Change the direction a bit.

 

If I asked you to take 15% of 220 and do it in your head you'd probably say you couldn't do it very easily.

 

But if I asked you 10% of 220 you'd quickly tell me 22. You need, though, another 5%. 5% is half of 10%. We know 10% = 22 so half of that is 11 so 15% of 220 = 33. Easy peasy.

 

If I asked you 14% instead of 15% you still take 10% to get 22. You need 4% now. You could say 1% = 10% of 10% which means that's 2.2. 4 times that is 8.8 which you than add to 22 to get 30.8. Easy peasy.

 

Use the 10% calc to break numbers down easily. Impress your friends.

[Science Friction]

Change the direction a bit.

 

If I asked you to take 15% of 220 and do it in your head you'd probably say you couldn't do it very easily.

 

But if I asked you 10% of 220 you'd quickly tell me 22. You need, though, another 5%. 5% is half of 10%. We know 10% = 22 so half of that is 11 so 15% of 220 = 33. Easy peasy.

 

If I asked you 14% instead of 15% you still take 10% to get 22. You need 4% now. You could say 1% = 10% of 10% which means that's 2.2. 4 times that is 8.8 which you than add to 22 to get 30.8. Easy peasy.

 

Use the 10% calc to break numbers down easily. Impress your friends.

 

There was a guy that used to sell videos on infomercials teaching kids how to do rather complex arithmetic calculations very quickly. I forget his name. There are tons of little shortcuts that make calculations easier. Good stuff indeed! :thumb:

[Clyde]

There was a guy that used to sell videos on infomercials teaching kids how to do rather complex arithmetic calculations very quickly.

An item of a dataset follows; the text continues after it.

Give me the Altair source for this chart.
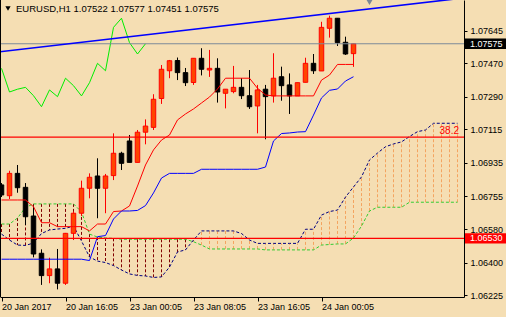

I forget his name. There are tons of little shortcuts that make calculations easier. Good stuff indeed! :thumb:

 

I could see that. We were not taught to THINK as kids. We were taught to memorize and follow a method.

[Science Friction]

I could see that. We were not taught to THINK as kids. We were taught to memorize and follow a method.

 

 

Very true, Clyde, and with today's kids it's even worse. I regularly see college kids punch those calculator buttons to do the most trivial calculations. They have been programmed to punch instead of think. Just the other day, I had a college algebra student punch in "8X 3" on her calculator . After she did it, I could she was a bit embarrassed that she did that without even thinking.

[35Bird]

I'll leave you all with this one. Made this one up a few years ago.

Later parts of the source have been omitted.